**Given problem**: All of the material below is to be restated word for word, apart from the pictures.

---------- Data excerpt ----------

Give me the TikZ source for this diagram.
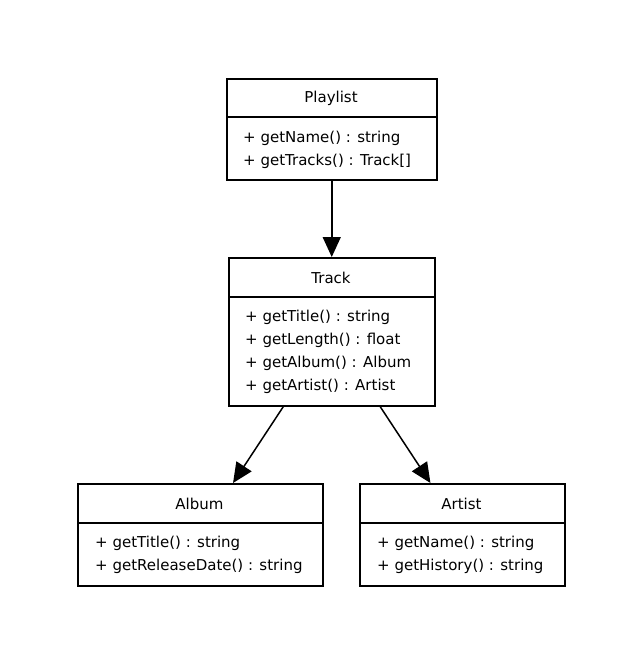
\documentclass[tikz,border=0pt]{standalone}
\usepackage{fontspec}
\setmainfont{DejaVu Sans}
\usetikzlibrary{arrows.meta,calc}
\begin{document}
\begin{tikzpicture}[x=1pt,y=-1pt,
  cls/.style={draw,line width=1.5pt,rectangle,inner sep=0pt,anchor=north west},
  sep/.style={line width=1.5pt},
  ttl/.style={font=\fontsize{15}{17}\selectfont,inner sep=0pt},
  mth/.style={font=\fontsize{15}{17}\selectfont,inner sep=0pt,anchor=west},
  arr/.style={line width=1.5pt,-{Triangle[length=20pt,width=18pt]}}]
\useasboundingbox (0,0) rectangle (642,670);
% Playlist
\node[cls,minimum width=210pt,minimum height=101pt] (playlist) at (226,78) {};
\draw[sep] ([yshift=-39pt]playlist.north west) -- ([yshift=-39pt]playlist.north east);
\node[ttl] (playlistT) at (331,98) {Playlist};
\node[mth] (playlistM1) at (243,138) {+ getName() : string};
\node[mth] (playlistM2) at (243,161) {+ getTracks() : Track[]};
% Track
\node[cls,minimum width=206pt,minimum height=148pt] (track) at (228,257) {};
\draw[sep] ([yshift=-40pt]track.north west) -- ([yshift=-40pt]track.north east);
\node[ttl] (trackT) at (331,278) {Track};
\node[mth] (trackM1) at (245,317) {+ getTitle() : string};
\node[mth] (trackM2) at (245,340) {+ getLength() : float};
\node[mth] (trackM3) at (245,363) {+ getAlbum() : Album};
\node[mth] (trackM4) at (245,386) {+ getArtist() : Artist};
% Album
\node[cls,minimum width=245pt,minimum height=102pt] (album) at (77,483) {};
\draw[sep] ([yshift=-40pt]album.north west) -- ([yshift=-40pt]album.north east);
\node[ttl] (albumT) at (199.5,504) {Album};
\node[mth] (albumM1) at (95,543) {+ getTitle() : string};
\node[mth] (albumM2) at (95,566) {+ getReleaseDate() : string};
% Artist
\node[cls,minimum width=205pt,minimum height=102pt] (artist) at (359,483) {};
\draw[sep] ([yshift=-40pt]artist.north west) -- ([yshift=-40pt]artist.north east);
\node[ttl] (artistT) at (461.5,504) {Artist};
\node[mth] (artistM1) at (377,543) {+ getName() : string};
\node[mth] (artistM2) at (377,566) {+ getHistory() : string};
% connectors
\draw[arr] (playlist.south) -- (playlist.south |- track.north);
\draw[arr] ($(track.south west)!0.267!(track.south east)$) -- ($(album.north west)!0.633!(album.north east)$);
\draw[arr] ($(track.south west)!0.733!(track.south east)$) -- ($(artist.north west)!0.346!(artist.north east)$);
\end{tikzpicture}
\end{document}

----------

**Reply**:
Give me the TikZ source for this diagram.
\documentclass[tikz,border=0pt]{standalone}
\usepackage{fontspec}
\setmainfont{DejaVu Sans}
\usetikzlibrary{arrows.meta,calc}
\begin{document}
\begin{tikzpicture}[x=1pt,y=-1pt,
  cls/.style={draw,line width=1.5pt,rectangle,inner sep=0pt,anchor=north west},
  sep/.style={line width=1.5pt},
  ttl/.style={font=\fontsize{15}{17}\selectfont,inner sep=0pt},
  mth/.style={font=\fontsize{15}{17}\selectfont,inner sep=0pt,anchor=west},
  arr/.style={line width=1.5pt,-{Triangle[length=20pt,width=18pt]}}]
\useasboundingbox (0,0) rectangle (642,670);
% Playlist
\node[cls,minimum width=210pt,minimum height=101pt] (playlist) at (226,78) {};
\draw[sep] ([yshift=-39pt]playlist.north west) -- ([yshift=-39pt]playlist.north east);
\node[ttl] (playlistT) at (331,98) {Playlist};
\node[mth] (playlistM1) at (243,138) {+ getName() : string};
\node[mth] (playlistM2) at (243,161) {+ getTracks() : Track[]};
% Track
\node[cls,minimum width=206pt,minimum height=148pt] (track) at (228,257) {};
\draw[sep] ([yshift=-40pt]track.north west) -- ([yshift=-40pt]track.north east);
\node[ttl] (trackT) at (331,278) {Track};
\node[mth] (trackM1) at (245,317) {+ getTitle() : string};
\node[mth] (trackM2) at (245,340) {+ getLength() : float};
\node[mth] (trackM3) at (245,363) {+ getAlbum() : Album};
\node[mth] (trackM4) at (245,386) {+ getArtist() : Artist};
% Album
\node[cls,minimum width=245pt,minimum height=102pt] (album) at (77,483) {};
\draw[sep] ([yshift=-40pt]album.north west) -- ([yshift=-40pt]album.north east);
\node[ttl] (albumT) at (199.5,504) {Album};
\node[mth] (albumM1) at (95,543) {+ getTitle() : string};
\node[mth] (albumM2) at (95,566) {+ getReleaseDate() : string};
% Artist
\node[cls,minimum width=205pt,minimum height=102pt] (artist) at (359,483) {};
\draw[sep] ([yshift=-40pt]artist.north west) -- ([yshift=-40pt]artist.north east);
\node[ttl] (artistT) at (461.5,504) {Artist};
\node[mth] (artistM1) at (377,543) {+ getName() : string};
\node[mth] (artistM2) at (377,566) {+ getHistory() : string};
% connectors
\draw[arr] (playlist.south) -- (playlist.south |- track.north);
\draw[arr] ($(track.south west)!0.267!(track.south east)$) -- ($(album.north west)!0.633!(album.north east)$);
\draw[arr] ($(track.south west)!0.733!(track.south east)$) -- ($(artist.north west)!0.346!(artist.north east)$);
\end{tikzpicture}
\end{document}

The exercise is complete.